Прелюбодей — это человек, который больше, лучше всех вокруг знает разницу между своим и чужим. Вернее так — жаждет, чует разницу, а дотянутся редко когда может. Протоиерей Александр Шмеман писал, что самая откровенная пьеса о блуде, которую он читал и видел в своей жизни, была «Синяя птица» Метерлинка.

Бесконечная тоска по особенной жизни, сосущая жажда любви, и здравая протестантская концовка — «В мою горницу резную залетели гуленьки.
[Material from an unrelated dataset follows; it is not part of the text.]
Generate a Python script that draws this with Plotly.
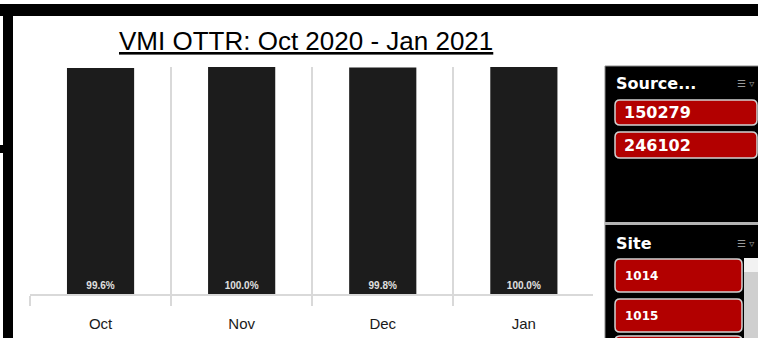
import plotly.graph_objects as go

W, H = 758, 338

months = ["Oct", "Nov", "Dec", "Jan"]
ottr = [0.996, 1.000, 0.998, 1.000]
title_text = "VMI OTTR: Oct 2020 - Jan 2021"
source_items = ["150279", "246102"]
site_items = ["1014", "1015"]


def px(x):
    return x / W


def py(y):
    return 1 - y / H


def rrect_path(x0, y0, x1, y1, r):
    pts = [
        ("M", [(x0 + r, y0)]),
        ("L", [(x1 - r, y0)]),
        ("Q", [(x1, y0), (x1, y0 + r)]),
        ("L", [(x1, y1 - r)]),
        ("Q", [(x1, y1), (x1 - r, y1)]),
        ("L", [(x0 + r, y1)]),
        ("Q", [(x0, y1), (x0, y1 - r)]),
        ("L", [(x0, y0 + r)]),
        ("Q", [(x0, y0), (x0 + r, y0)]),
    ]
    s = ""
    for cmd, ps in pts:
        s += cmd + " " + " ".join(f"{px(a):.5f},{py(b):.5f}" for a, b in ps) + " "
    return s + "Z"


fig = go.Figure()
fig.add_trace(go.Bar(
    x=months,
    y=ottr,
    marker=dict(color="#1c1c1c", line=dict(width=0)),
    texttemplate="<b>%{y:.1%}</b>",
    textposition="inside",
    insidetextanchor="start",
    textangle=0,
    insidetextfont=dict(size=10, color="#e0e0e0", family="Liberation Sans Narrow, Liberation Sans"),
    hoverinfo="skip",
))

shapes = []
annotations = []

# black frame decorations on the left/top
shapes.append(dict(type="rect", xref="paper", yref="paper", x0=px(0), x1=px(W), y0=py(4), y1=py(16),
                   fillcolor="black", line=dict(width=0), layer="above"))
shapes.append(dict(type="rect", xref="paper", yref="paper", x0=px(3), x1=px(13), y0=py(4), y1=py(H),
                   fillcolor="black", line=dict(width=0), layer="above"))
shapes.append(dict(type="rect", xref="paper", yref="paper", x0=px(0), x1=px(3), y0=py(145), y1=py(153),
                   fillcolor="black", line=dict(width=0), layer="above"))

# slicer panel
shapes.append(dict(type="rect", xref="paper", yref="paper", x0=px(605), x1=px(W + 2), y0=py(66), y1=py(H + 2),
                   fillcolor="black", line=dict(width=1, color="#8a8a8a"), layer="above"))
shapes.append(dict(type="rect", xref="paper", yref="paper", x0=px(605), x1=px(W), y0=py(222), y1=py(225),
                   fillcolor="#b4b4b4", line=dict(width=0), layer="above"))

# slicer 1 header
annotations.append(dict(x=px(614), y=py(83), xref="paper", yref="paper", xanchor="left", yanchor="middle",
                        text="<b>Source...</b>", showarrow=False,
                        font=dict(family="DejaVu Sans", size=16, color="white")))
annotations.append(dict(x=px(756), y=py(83), xref="paper", yref="paper", xanchor="right", yanchor="middle",
                        text="☰ ▿", showarrow=False,
                        font=dict(family="DejaVu Sans", size=10, color="#9a9a9a")))
src_y = [(100, 125), (132, 158)]
for label, (a, b) in zip(source_items, src_y):
    shapes.append(dict(type="path", xref="paper", yref="paper", path=rrect_path(615, a, 757, b, 5),
                       fillcolor="#b20000", line=dict(width=1.5, color="#d2d2d2"), layer="above"))
    annotations.append(dict(x=px(622), y=py((a + b) / 2), xref="paper", yref="paper", xanchor="left",
                            yanchor="middle", text=f"<b>{label}</b>", showarrow=False,
                            font=dict(family="DejaVu Sans", size=16, color="white")))

# slicer 2 header
annotations.append(dict(x=px(614), y=py(243), xref="paper", yref="paper", xanchor="left", yanchor="middle",
                        text="<b>Site</b>", showarrow=False,
                        font=dict(family="DejaVu Sans", size=16, color="white")))
annotations.append(dict(x=px(756), y=py(243), xref="paper", yref="paper", xanchor="right", yanchor="middle",
                        text="☰ ▿", showarrow=False,
                        font=dict(family="DejaVu Sans", size=10, color="#9a9a9a")))
site_y = [(259, 292), (299, 332), (336, 370)]
site_labels = site_items + [""]
for label, (a, b) in zip(site_labels, site_y):
    shapes.append(dict(type="path", xref="paper", yref="paper", path=rrect_path(615, a, 742, b, 5),
                       fillcolor="#b20000", line=dict(width=1.5, color="#d2d2d2"), layer="above"))
    if label:
        annotations.append(dict(x=px(623), y=py((a + b) / 2), xref="paper", yref="paper", xanchor="left",
                                yanchor="middle", text=f"<b>{label}</b>", showarrow=False,
                                font=dict(family="DejaVu Sans", size=12, color="white")))
# scrollbar
shapes.append(dict(type="rect", xref="paper", yref="paper", x0=px(744), x1=px(W), y0=py(258), y1=py(H),
                   fillcolor="#cfcfcf", line=dict(width=0), layer="above"))
shapes.append(dict(type="rect", xref="paper", yref="paper", x0=px(744), x1=px(W), y0=py(258), y1=py(272),
                   fillcolor="#f2f2f2", line=dict(width=0), layer="above"))

# title
annotations.append(dict(x=px(306), y=py(41), xref="paper", yref="paper", xanchor="center", yanchor="middle",
                        text=f"<u>{title_text}</u>", showarrow=False,
                        font=dict(family="Liberation Sans", size=26, color="black")))

fig.update_layout(
    width=W, height=H,
    margin=dict(l=0, r=0, t=0, b=0),
    paper_bgcolor="white",
    plot_bgcolor="white",
    showlegend=False,
    bargap=0.524,
    shapes=shapes,
    annotations=annotations,
    xaxis=dict(
        domain=[px(30), px(593)],
        type="category",
        range=[-0.5, 3.49],
        tickson="boundaries",
        showgrid=True, gridcolor="#d9d9d9", gridwidth=1.5,
        ticks="outside", ticklen=10, tickcolor="#d9d9d9", tickwidth=1.5,
        showline=True, linecolor="#d9d9d9", linewidth=2,
        tickfont=dict(family="Liberation Sans", size=15, color="#1a1a1a"),
        ticklabelstandoff=15,
        fixedrange=True,
    ),
    yaxis=dict(
        domain=[py(294), py(67)],
        range=[0, 1.0],
        visible=False,
        showgrid=False,
        zeroline=False,
        fixedrange=True,
    ),
)

fig.write_html("out.html")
Думала — пришла любовь, оказалось — хуленьки».

Здоровый, толстый скворец, довольный кот, кухня с камельком, уставшие от бессмысленных блужданий по птичкам дети и муж, обыкновенный, спокойный вечер — что еще мы можем требовать от судьбы? Тебя не любят, ты, лично ты, никому не нужен — прекрасно. Жизнь отпустила тебя. Оставшийся без любви, ты можешь постараться научится любить. Не дарить любовь, а отдавать ее даром. Не путаться в рейтузах, задыхаясь от страсти, а порадоваться тому, что у твоего мужа такие большие, красивые, оттопыренные уши.